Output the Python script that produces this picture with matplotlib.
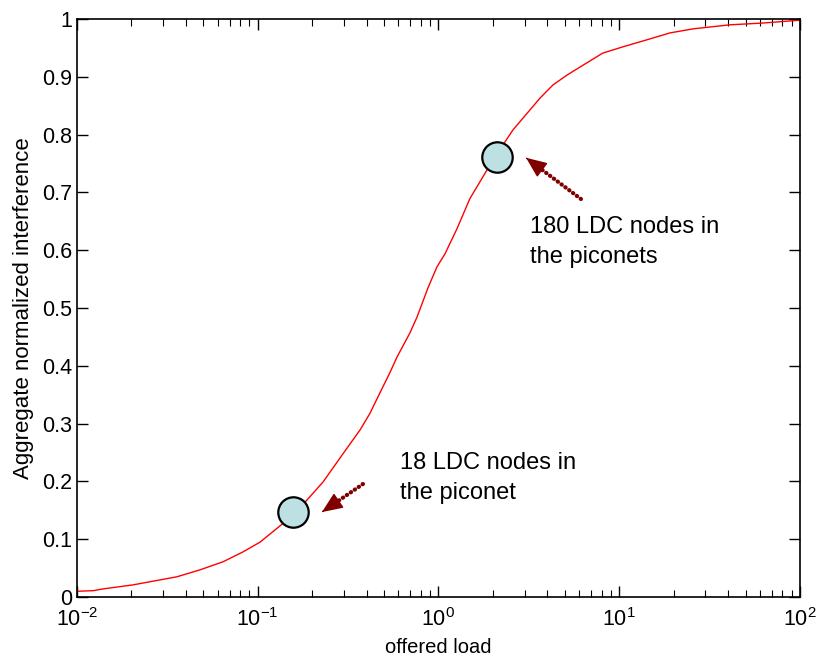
import numpy as np
import matplotlib
matplotlib.use("Agg")
import matplotlib.pyplot as plt
from matplotlib.ticker import LogLocator, NullFormatter

plt.rcParams['font.family'] = ['Liberation Sans', 'DejaVu Sans']
plt.rcParams['mathtext.fontset'] = 'custom'
plt.rcParams['mathtext.rm'] = 'Liberation Sans'

# curve (offered load vs aggregate interference)
load = [0.0101, 0.0123, 0.0139, 0.0204, 0.0357, 0.0479, 0.0643, 0.0828, 0.103,
        0.128, 0.157, 0.1875, 0.2297, 0.2965, 0.368, 0.418, 0.462, 0.540, 0.589,
        0.695, 0.760, 0.875, 0.98, 1.087, 1.265, 1.49, 2.0, 2.58, 3.64, 4.3,
        5.14, 6.07, 8.1, 10.5, 14.2, 19.1, 25.6, 41, 62, 100]
interference = [0.010, 0.011, 0.014, 0.021, 0.035, 0.047, 0.061, 0.078, 0.095,
                0.119, 0.142, 0.168, 0.199, 0.248, 0.289, 0.318, 0.346, 0.389, 0.415,
                0.457, 0.484, 0.535, 0.571, 0.594, 0.637, 0.689, 0.756, 0.808, 0.863, 0.886,
                0.903, 0.917, 0.941, 0.952, 0.964, 0.976, 0.983, 0.990, 0.993, 0.998]

# highlighted operating points
mark_x = [0.157, 2.11]
mark_y = [0.1466, 0.761]
mark_labels = ['18 LDC nodes in\nthe piconet', '180 LDC nodes in\nthe piconets']
# arrow tails / tips and text anchors (data coords)
arrow_tail = [(0.382, 0.1955), (6.14, 0.6886)]
arrow_tip = [(0.2265, 0.147), (3.05, 0.760)]
text_pos = [(0.612, 0.251), (3.2, 0.659)]

fig = plt.figure(figsize=(8.18, 6.63), dpi=100)
ax = fig.add_axes([0.0941, 0.0995, 0.8839, 0.8718])

ax.plot(load, interference, color='red', linewidth=1.0)
ax.scatter(mark_x, mark_y, s=480, facecolor='#bde0e3', edgecolor='black',
           linewidth=1.6, zorder=3)

arrow_col = '#800000'
for (tx, ty), (hx, hy) in zip(arrow_tail, arrow_tip):
    # dotted shaft, running in under the head
    lx = np.log10(tx) + 0.8 * (np.log10(hx) - np.log10(tx))
    ly = ty + 0.8 * (hy - ty)
    ax.plot([tx, 10 ** lx], [ty, ly], linestyle=(0, (0.1, 1.05)), linewidth=3.0,
            color=arrow_col, dash_capstyle='round', zorder=4)
    # solid head
    sx = np.log10(hx) + 0.02 * (np.log10(tx) - np.log10(hx))
    sy = hy + 0.02 * (ty - hy)
    ax.annotate('', xy=(hx, hy), xytext=(10 ** sx, sy), zorder=5,
                arrowprops=dict(arrowstyle='-|>,head_length=1.3,head_width=0.55',
                                linewidth=1, color=arrow_col, shrinkA=0, shrinkB=0,
                                mutation_scale=10))

for (px, py), lab in zip(text_pos, mark_labels):
    ax.text(px, py, lab, fontsize=17, ha='left', va='top', linespacing=1.45)

ax.set_xscale('log')
ax.set_xlim(1e-2, 1e2)
ax.set_ylim(0, 1)
ax.set_yticks(np.arange(0, 1.01, 0.1))
ax.set_yticklabels(['0', '0.1', '0.2', '0.3', '0.4', '0.5', '0.6', '0.7', '0.8', '0.9', '1'])
ax.xaxis.set_minor_locator(LogLocator(base=10, subs=np.arange(2, 10)))
ax.xaxis.set_minor_formatter(NullFormatter())

ax.tick_params(which='both', direction='in', top=True, right=True, labelsize=15.5)
ax.tick_params(which='major', length=8, width=1)
ax.tick_params(which='minor', length=5, width=0.8)
ax.tick_params(axis='x', pad=8)
for s in ax.spines.values():
    s.set_linewidth(1.2)

ax.set_xlabel('offered load', fontsize=14.5, labelpad=5)
ax.set_ylabel('Aggregate normalized interference', fontsize=16, labelpad=6)

fig.savefig('out.png', dpi=100)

* * * * * * * * *

● PROBLEM DETAILS
Could the lines from the top of the material through the line with "linewidth=1.6, zorder=3)" be repeated exactly, pictures left out?

● THE ANSWER
Output the Python script that produces this picture with matplotlib.
import numpy as np
import matplotlib
matplotlib.use("Agg")
import matplotlib.pyplot as plt
from matplotlib.ticker import LogLocator, NullFormatter

plt.rcParams['font.family'] = ['Liberation Sans', 'DejaVu Sans']
plt.rcParams['mathtext.fontset'] = 'custom'
plt.rcParams['mathtext.rm'] = 'Liberation Sans'

# curve (offered load vs aggregate interference)
load = [0.0101, 0.0123, 0.0139, 0.0204, 0.0357, 0.0479, 0.0643, 0.0828, 0.103,
        0.128, 0.157, 0.1875, 0.2297, 0.2965, 0.368, 0.418, 0.462, 0.540, 0.589,
        0.695, 0.760, 0.875, 0.98, 1.087, 1.265, 1.49, 2.0, 2.58, 3.64, 4.3,
        5.14, 6.07, 8.1, 10.5, 14.2, 19.1, 25.6, 41, 62, 100]
interference = [0.010, 0.011, 0.014, 0.021, 0.035, 0.047, 0.061, 0.078, 0.095,
                0.119, 0.142, 0.168, 0.199, 0.248, 0.289, 0.318, 0.346, 0.389, 0.415,
                0.457, 0.484, 0.535, 0.571, 0.594, 0.637, 0.689, 0.756, 0.808, 0.863, 0.886,
                0.903, 0.917, 0.941, 0.952, 0.964, 0.976, 0.983, 0.990, 0.993, 0.998]

# highlighted operating points
mark_x = [0.157, 2.11]
mark_y = [0.1466, 0.761]
mark_labels = ['18 LDC nodes in\nthe piconet', '180 LDC nodes in\nthe piconets']
# arrow tails / tips and text anchors (data coords)
arrow_tail = [(0.382, 0.1955), (6.14, 0.6886)]
arrow_tip = [(0.2265, 0.147), (3.05, 0.760)]
text_pos = [(0.612, 0.251), (3.2, 0.659)]

fig = plt.figure(figsize=(8.18, 6.63), dpi=100)
ax = fig.add_axes([0.0941, 0.0995, 0.8839, 0.8718])

ax.plot(load, interference, color='red', linewidth=1.0)
ax.scatter(mark_x, mark_y, s=480, facecolor='#bde0e3', edgecolor='black',
           linewidth=1.6, zorder=3)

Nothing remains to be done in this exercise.